"This book is about the obsessive strategies people use to keep the arbitrary out of their lives; it is about the fanaticism and intolerance linked to their ideas of perfection and permanence.... Those readers who have brushed against the dangers of the idée fixe, who have come close to surrendering to something or someone diabolically seductive or coercive, will recognize in these characters their own encounter with a dangerously systematized world."—From the introduction.
Monomania explores the cultural prominence of the idée fixe in Western Europe during the nineteenth and twentieth centuries. Marina van Zuylen revives the term monomania to explore the therapeutic attributes of obsession. She introduces us to artists and collectors, voyeurs and scholars, hypochondriacs and melancholics, whose lives are run by debilitating compulsions that may become powerful weapons against the tyranny of everyday life.

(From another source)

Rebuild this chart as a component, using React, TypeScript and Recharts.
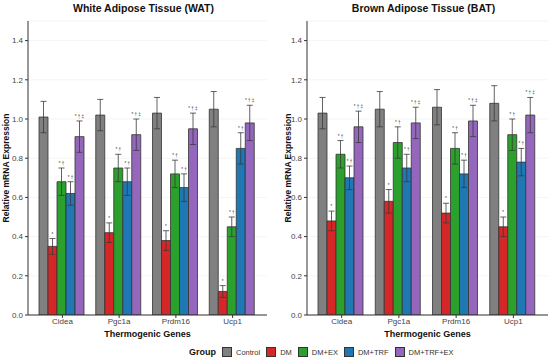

In van Zuylen's view, there is a productive tension between disabling fixations and their curative powers; she argues that the idée fixe has acted as a corrective for the multiple disorders of modernity. The authors she studies—Charles Baudelaire, Sophie Calle, Elias Canetti, George Eliot, Gustave Flaubert, and Thomas Mann among them—embody or set in motion different manifestations of this monomaniacal imperative. Their protagonists or alter egos live more intensely, more meaningfully, because of the compulsive pressures they set up for themselves. Monomania shows that transforming life into art, or at least into the artful, drives out the anxiety of the void and puts in its place something so orderly and meaningful that it can take on the aura of a religion.